To be done:
Without the images, write out the whole listing exactly.

[begin Source material]

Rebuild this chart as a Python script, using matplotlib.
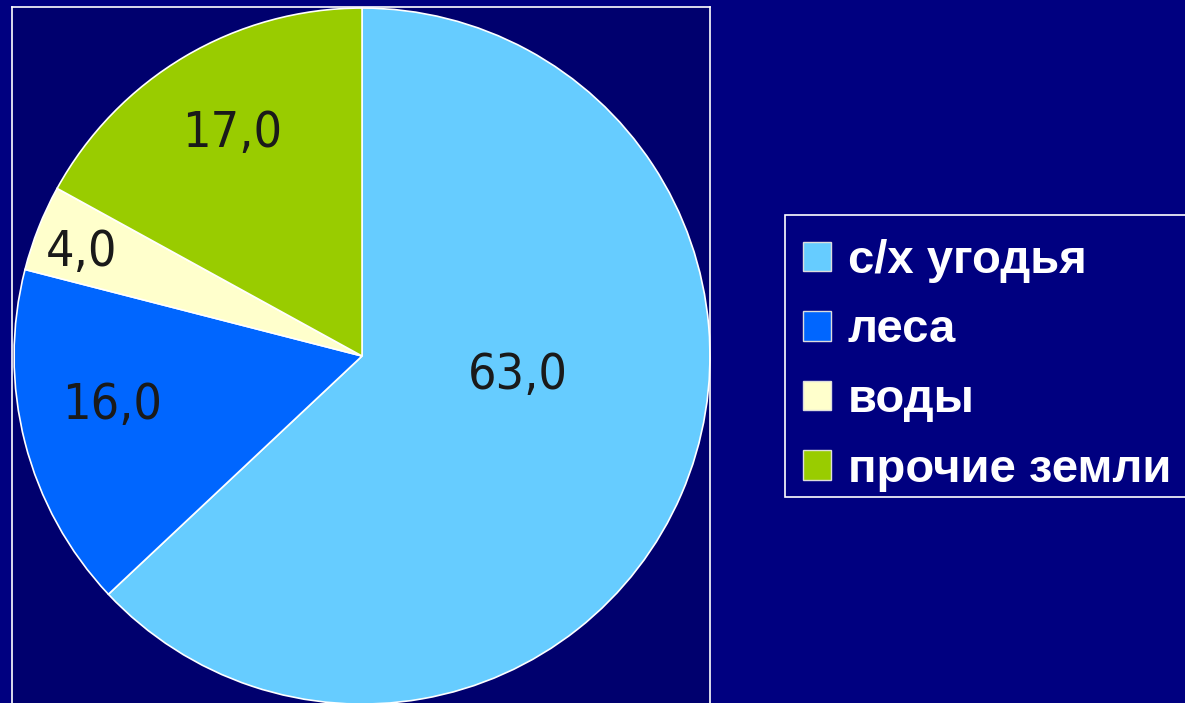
import matplotlib
matplotlib.use('Agg')
import matplotlib.pyplot as plt
from matplotlib.patches import Patch, Rectangle

# land use shares, %
labels = ['с/х угодья', 'леса', 'воды', 'прочие земли']
values = [63.0, 16.0, 4.0, 17.0]
colors = ['#66CCFF', '#0066FF', '#FFFFCC', '#99CC00']
value_text = ['63,0', '16,0', '4,0', '17,0']
# where PowerPoint put the value labels (data units, pie radius = 1)
label_pos = [(0.448, -0.055), (-0.718, -0.141), (-0.807, 0.299), (-0.374, 0.641)]

BG = '#000080'
PLOT_BG = '#00006E'
W, H = 1185, 703

fig = plt.figure(figsize=(W / 100, H / 100), dpi=100, facecolor=BG)
ax = fig.add_axes([12 / W, 0, 698 / W, 696 / H])

wedges, _ = ax.pie(values, colors=colors, startangle=90, counterclock=False,
                   wedgeprops=dict(edgecolor='white', linewidth=1.2))
ax.set_frame_on(True)
ax.set_facecolor(PLOT_BG)
ax.set_xlim(-1.006, 1.0)
ax.set_ylim(-0.997, 1.003)
ax.set_aspect('auto')

for txt, (x, y) in zip(value_text, label_pos):
    ax.text(x, y, txt, ha='center', va='center', fontsize=36,
            color='#1a1a1a', family='DejaVu Sans', fontstretch='condensed')

ax.set_xticks([])
ax.set_yticks([])
for side in ['left', 'top', 'right']:
    ax.spines[side].set_visible(True)
    ax.spines[side].set_color('white')
    ax.spines[side].set_linewidth(1.2)
ax.spines['bottom'].set_visible(False)

# legend frame drawn separately (it runs off the right edge)
fig.patches.append(Rectangle((785 / W, 1 - 497 / H), 420 / W, 282 / H,
                             transform=fig.transFigure, facecolor=BG,
                             edgecolor='white', linewidth=1.2))

handles = [Patch(facecolor=c, edgecolor='#dddddd', linewidth=1) for c in colors]
leg = fig.legend(handles, labels, loc='upper left',
                 bbox_to_anchor=(803 / W, 1 - 239 / H),
                 prop=dict(family='Liberation Sans', weight='bold', size=34),
                 labelcolor='white', frameon=False,
                 handlelength=0.59, handleheight=0.59, handletextpad=0.36,
                 labelspacing=0.54, borderpad=0, borderaxespad=0)

fig.savefig('out.png', dpi=100, facecolor=BG)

[end Source material]

Correct output:
Rebuild this chart as a Python script, using matplotlib.
import matplotlib
matplotlib.use('Agg')
import matplotlib.pyplot as plt
from matplotlib.patches import Patch, Rectangle

# land use shares, %
labels = ['с/х угодья', 'леса', 'воды', 'прочие земли']
values = [63.0, 16.0, 4.0, 17.0]
colors = ['#66CCFF', '#0066FF', '#FFFFCC', '#99CC00']
value_text = ['63,0', '16,0', '4,0', '17,0']
# where PowerPoint put the value labels (data units, pie radius = 1)
label_pos = [(0.448, -0.055), (-0.718, -0.141), (-0.807, 0.299), (-0.374, 0.641)]

BG = '#000080'
PLOT_BG = '#00006E'
W, H = 1185, 703

fig = plt.figure(figsize=(W / 100, H / 100), dpi=100, facecolor=BG)
ax = fig.add_axes([12 / W, 0, 698 / W, 696 / H])

wedges, _ = ax.pie(values, colors=colors, startangle=90, counterclock=False,
                   wedgeprops=dict(edgecolor='white', linewidth=1.2))
ax.set_frame_on(True)
ax.set_facecolor(PLOT_BG)
ax.set_xlim(-1.006, 1.0)
ax.set_ylim(-0.997, 1.003)
ax.set_aspect('auto')

for txt, (x, y) in zip(value_text, label_pos):
    ax.text(x, y, txt, ha='center', va='center', fontsize=36,
            color='#1a1a1a', family='DejaVu Sans', fontstretch='condensed')

ax.set_xticks([])
ax.set_yticks([])
for side in ['left', 'top', 'right']:
    ax.spines[side].set_visible(True)
    ax.spines[side].set_color('white')
    ax.spines[side].set_linewidth(1.2)
ax.spines['bottom'].set_visible(False)

# legend frame drawn separately (it runs off the right edge)
fig.patches.append(Rectangle((785 / W, 1 - 497 / H), 420 / W, 282 / H,
                             transform=fig.transFigure, facecolor=BG,
                             edgecolor='white', linewidth=1.2))

handles = [Patch(facecolor=c, edgecolor='#dddddd', linewidth=1) for c in colors]
leg = fig.legend(handles, labels, loc='upper left',
                 bbox_to_anchor=(803 / W, 1 - 239 / H),
                 prop=dict(family='Liberation Sans', weight='bold', size=34),
                 labelcolor='white', frameon=False,
                 handlelength=0.59, handleheight=0.59, handletextpad=0.36,
                 labelspacing=0.54, borderpad=0, borderaxespad=0)

fig.savefig('out.png', dpi=100, facecolor=BG)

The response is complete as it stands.